When building software, many things can go wrong that might delay the process and make your team feel frustrated. Also, third-party apps, storage systems, databases, and platforms can malfunction and cause sudden system downtime—and it may take hours, days, or weeks to figure out what went wrong with the system.

That being said, you still need to debug swiftly if you want to keep your system running and ensure a great experience for your users. How, then, do you build tools that are easy to fix, and what systems can you implement to minimize system malfunctions while deploying software faster?

If you’ve been looking for answers to these questions, you’ll find them right here. We recently had a chat about just that with Charity Majors, Chief Technology Officer of Honeycomb, during one of our Tech Leaders Hub sessions.

Charity shared invaluable insights on how her team has leveraged observability, on-call developers, and rapid delivery to keep their client’s infrastructure running with minimal downtimes and help them develop software of higher quality.

Read on to find out how you can build better software, debug faster, and deploy your code in a shorter time!

Introducing Charity Majors and Honeycomb

Charity calls herself an Operations Engineer. Moving from one place to the next, her career revolves around taking care of computers, and she seems to usually end up in charge of databases in most jobs.

She has significant leadership experience, since she ran operations at Linden Lab as Systems Engineering Manager and was Infrastructure Tech Lead at Parse, a mobile backend-as-a-service company eventually acquired by Facebook. Currently, Charity is the Chief Technology Officer and Co-Founder of Honeycomb—a six-year-old startup promoting observability in software engineering.

Charity’s challenges at Parse inspired Honeycomb’s focus on observability. Parse provided mobile backend services to developers—a novelty on the market at that time—and their team had to offer this service with fewer tools and languages.

Because of that, the platform was frequently down, and it was always a struggle to locate the source of the problem. That is, until they discovered a tool that reduced the amount of time it took them to identify new problems drastically—from hours and days to minutes and seconds—and made the team understand their systems.

As a result, Charity realized that the tools built for the previous architecture and infrastructure were designed with predictable infrastructure and required constant monitoring to figure them out, whereas the tools required for modern infrastructure needed to be ephemeral, dynamic, and transient.

This inspired Honeycomb’s focus on observability—a switch from the previous generation of tools built to be monitored and dealt with reactively to observable tools that can be understood and assessed externally with little monitoring.

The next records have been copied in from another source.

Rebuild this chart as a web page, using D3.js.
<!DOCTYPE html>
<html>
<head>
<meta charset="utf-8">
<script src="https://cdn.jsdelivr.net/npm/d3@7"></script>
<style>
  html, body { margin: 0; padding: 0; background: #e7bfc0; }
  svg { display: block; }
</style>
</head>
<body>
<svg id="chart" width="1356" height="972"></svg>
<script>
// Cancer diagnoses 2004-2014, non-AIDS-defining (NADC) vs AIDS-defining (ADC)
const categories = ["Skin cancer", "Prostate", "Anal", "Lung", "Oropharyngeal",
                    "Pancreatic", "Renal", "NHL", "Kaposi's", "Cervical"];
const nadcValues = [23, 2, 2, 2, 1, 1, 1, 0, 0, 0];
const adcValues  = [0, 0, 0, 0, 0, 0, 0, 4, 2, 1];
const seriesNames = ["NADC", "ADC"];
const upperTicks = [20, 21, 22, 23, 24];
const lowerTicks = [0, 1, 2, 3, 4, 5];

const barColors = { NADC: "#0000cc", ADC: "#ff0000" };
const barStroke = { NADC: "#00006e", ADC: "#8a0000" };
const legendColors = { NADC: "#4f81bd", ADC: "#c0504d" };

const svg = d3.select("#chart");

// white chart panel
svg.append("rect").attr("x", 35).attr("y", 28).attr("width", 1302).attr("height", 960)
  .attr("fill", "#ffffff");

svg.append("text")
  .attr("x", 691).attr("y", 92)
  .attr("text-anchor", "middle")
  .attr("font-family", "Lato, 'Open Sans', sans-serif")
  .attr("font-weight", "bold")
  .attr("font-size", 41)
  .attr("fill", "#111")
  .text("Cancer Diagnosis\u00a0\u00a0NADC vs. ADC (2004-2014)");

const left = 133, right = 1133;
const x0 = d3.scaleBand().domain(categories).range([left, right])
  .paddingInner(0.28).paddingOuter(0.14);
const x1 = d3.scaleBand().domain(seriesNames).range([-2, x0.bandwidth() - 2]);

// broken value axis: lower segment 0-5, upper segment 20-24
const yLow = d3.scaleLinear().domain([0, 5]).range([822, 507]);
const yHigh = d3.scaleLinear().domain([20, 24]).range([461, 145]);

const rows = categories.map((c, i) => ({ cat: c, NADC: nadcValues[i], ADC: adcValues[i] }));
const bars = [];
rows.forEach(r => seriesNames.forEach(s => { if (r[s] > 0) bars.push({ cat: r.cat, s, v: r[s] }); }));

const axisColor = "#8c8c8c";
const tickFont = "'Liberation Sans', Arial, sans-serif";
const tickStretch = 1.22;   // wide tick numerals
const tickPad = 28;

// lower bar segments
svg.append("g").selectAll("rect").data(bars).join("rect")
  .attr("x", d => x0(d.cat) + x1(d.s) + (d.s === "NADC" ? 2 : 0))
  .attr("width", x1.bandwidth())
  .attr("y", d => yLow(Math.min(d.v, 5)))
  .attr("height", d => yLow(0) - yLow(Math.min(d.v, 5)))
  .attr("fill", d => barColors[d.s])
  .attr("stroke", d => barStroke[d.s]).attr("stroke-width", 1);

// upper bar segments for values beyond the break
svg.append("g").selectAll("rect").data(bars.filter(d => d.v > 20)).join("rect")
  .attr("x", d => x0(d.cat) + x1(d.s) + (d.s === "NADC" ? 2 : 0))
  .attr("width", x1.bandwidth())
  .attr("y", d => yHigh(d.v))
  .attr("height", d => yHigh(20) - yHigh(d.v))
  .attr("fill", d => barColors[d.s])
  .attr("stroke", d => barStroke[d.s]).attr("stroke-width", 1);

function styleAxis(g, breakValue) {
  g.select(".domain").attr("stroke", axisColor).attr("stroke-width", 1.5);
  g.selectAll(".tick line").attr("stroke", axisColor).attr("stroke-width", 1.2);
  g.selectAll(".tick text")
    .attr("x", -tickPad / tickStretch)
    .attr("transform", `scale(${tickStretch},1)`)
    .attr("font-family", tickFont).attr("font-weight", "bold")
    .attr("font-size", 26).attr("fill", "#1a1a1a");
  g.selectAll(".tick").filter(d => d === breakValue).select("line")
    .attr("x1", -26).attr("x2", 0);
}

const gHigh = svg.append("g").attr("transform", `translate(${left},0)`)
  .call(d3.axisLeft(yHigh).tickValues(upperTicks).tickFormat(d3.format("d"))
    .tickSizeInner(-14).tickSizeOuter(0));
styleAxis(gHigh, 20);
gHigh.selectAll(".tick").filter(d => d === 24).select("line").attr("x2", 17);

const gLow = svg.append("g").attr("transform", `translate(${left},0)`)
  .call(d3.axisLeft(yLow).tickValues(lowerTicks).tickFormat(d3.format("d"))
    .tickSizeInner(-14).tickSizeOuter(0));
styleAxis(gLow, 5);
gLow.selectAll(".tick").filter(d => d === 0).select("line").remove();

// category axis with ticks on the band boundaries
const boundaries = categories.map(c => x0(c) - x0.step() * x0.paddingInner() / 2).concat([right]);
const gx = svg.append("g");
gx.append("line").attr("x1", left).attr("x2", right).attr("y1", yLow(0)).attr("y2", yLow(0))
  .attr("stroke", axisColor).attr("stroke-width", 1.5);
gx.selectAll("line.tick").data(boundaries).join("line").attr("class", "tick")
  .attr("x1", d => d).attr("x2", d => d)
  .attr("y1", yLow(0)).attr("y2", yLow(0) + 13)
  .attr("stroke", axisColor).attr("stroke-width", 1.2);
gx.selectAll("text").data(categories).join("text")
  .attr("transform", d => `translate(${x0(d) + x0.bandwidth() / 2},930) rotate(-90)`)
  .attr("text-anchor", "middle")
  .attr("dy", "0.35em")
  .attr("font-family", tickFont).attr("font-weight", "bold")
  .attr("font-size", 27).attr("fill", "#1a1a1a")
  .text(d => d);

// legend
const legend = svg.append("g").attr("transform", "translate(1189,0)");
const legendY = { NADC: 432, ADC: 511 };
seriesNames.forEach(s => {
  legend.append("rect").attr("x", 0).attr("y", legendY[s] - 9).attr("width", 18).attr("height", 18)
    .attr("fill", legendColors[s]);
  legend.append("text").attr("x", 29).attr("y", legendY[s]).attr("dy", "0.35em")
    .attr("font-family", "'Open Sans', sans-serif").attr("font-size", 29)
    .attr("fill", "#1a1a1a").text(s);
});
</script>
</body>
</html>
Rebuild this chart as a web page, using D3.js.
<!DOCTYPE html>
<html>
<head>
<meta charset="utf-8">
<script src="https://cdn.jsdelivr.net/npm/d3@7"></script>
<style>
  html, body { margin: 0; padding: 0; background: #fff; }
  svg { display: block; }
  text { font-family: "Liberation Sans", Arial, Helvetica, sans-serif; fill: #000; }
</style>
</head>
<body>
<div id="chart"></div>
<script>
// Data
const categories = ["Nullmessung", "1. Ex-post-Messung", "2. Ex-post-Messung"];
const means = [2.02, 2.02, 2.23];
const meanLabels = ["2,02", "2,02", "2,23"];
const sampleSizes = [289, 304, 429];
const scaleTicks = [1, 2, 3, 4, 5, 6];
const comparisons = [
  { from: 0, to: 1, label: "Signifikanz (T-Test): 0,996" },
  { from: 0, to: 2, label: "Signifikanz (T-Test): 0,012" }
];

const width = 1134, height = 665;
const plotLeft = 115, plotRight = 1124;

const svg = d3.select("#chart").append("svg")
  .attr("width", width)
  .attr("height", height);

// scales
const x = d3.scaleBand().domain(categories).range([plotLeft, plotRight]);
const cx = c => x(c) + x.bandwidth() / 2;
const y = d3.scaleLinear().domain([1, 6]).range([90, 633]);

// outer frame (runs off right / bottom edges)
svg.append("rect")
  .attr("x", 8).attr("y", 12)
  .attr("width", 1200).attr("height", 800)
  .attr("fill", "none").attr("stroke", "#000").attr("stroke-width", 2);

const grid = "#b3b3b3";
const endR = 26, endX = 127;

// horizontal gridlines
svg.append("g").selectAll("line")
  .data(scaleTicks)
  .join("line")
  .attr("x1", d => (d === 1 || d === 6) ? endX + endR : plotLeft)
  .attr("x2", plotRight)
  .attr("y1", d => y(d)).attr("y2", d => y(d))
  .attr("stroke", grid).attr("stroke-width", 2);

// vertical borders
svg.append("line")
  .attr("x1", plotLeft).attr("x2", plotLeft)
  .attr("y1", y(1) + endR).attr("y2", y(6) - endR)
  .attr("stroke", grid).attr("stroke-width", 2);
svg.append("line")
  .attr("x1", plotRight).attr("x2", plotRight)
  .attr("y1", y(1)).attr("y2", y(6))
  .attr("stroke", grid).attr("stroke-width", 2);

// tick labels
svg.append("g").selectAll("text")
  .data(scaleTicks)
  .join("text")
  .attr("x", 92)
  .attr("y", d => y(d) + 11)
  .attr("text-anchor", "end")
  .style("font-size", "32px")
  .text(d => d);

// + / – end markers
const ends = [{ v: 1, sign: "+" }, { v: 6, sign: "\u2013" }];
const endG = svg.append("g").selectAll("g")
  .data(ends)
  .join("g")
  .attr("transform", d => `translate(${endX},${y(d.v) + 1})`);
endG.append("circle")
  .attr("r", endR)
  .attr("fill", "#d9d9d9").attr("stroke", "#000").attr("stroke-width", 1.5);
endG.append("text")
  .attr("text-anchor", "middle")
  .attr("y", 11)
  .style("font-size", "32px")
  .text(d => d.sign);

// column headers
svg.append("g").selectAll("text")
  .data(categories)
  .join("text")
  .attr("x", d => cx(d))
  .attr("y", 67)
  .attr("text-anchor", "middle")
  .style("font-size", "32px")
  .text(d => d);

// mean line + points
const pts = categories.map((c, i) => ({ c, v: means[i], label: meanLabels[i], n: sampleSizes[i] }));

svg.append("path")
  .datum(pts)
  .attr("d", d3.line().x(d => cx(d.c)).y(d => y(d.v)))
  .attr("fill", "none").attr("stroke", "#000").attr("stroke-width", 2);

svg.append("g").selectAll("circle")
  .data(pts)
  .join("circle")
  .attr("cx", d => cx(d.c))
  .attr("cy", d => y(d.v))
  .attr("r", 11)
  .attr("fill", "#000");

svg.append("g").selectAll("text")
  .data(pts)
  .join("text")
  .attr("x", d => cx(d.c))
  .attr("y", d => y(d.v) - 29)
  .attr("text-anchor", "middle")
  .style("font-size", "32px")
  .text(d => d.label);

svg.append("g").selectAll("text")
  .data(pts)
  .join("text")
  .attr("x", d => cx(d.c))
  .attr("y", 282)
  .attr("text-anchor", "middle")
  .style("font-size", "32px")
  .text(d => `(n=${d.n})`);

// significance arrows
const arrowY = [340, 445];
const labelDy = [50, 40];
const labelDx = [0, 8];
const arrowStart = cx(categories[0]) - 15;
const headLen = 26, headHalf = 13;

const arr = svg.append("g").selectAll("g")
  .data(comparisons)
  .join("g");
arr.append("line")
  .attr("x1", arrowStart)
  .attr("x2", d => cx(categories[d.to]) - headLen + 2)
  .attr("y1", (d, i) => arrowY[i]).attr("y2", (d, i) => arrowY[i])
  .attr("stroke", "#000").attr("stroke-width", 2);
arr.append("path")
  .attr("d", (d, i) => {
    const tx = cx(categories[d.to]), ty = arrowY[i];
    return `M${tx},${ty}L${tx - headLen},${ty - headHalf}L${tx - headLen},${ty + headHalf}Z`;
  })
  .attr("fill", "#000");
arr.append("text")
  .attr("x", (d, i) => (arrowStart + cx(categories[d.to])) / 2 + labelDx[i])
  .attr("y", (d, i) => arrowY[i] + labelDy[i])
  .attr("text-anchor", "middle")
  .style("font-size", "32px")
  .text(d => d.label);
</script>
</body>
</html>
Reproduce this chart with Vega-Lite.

This article covers our session with Charity extensively. However, you can watch the full interview via the link below if you’d rather hear her discuss the subject directly:

 

How to build tools that are easy to fix and deploy

Software standards have changed over the years. Users and developers are now drawn toward tools that are easy to use and less monolithic, as downtimes and system malfunctions are inevitable. However, many teams still struggle with building better software that is easy to fix.

If you’re wondering how to make your tools easy to fix and use, Charity recommends the following strategies:

1. Adopt observability when coding and instrumenting

According to Charity, “From a software engineering context, observability is the ability to understand any internal system externally.” Technically, the term comes from control theory, and it’s a mechanical engineering term for control systems.

Previously, tech teams relied on static dashboards and metric-based monitoring tools to understand systems, but were unable to analyze systems when they malfunctioned using these dashboards and monitoring tools.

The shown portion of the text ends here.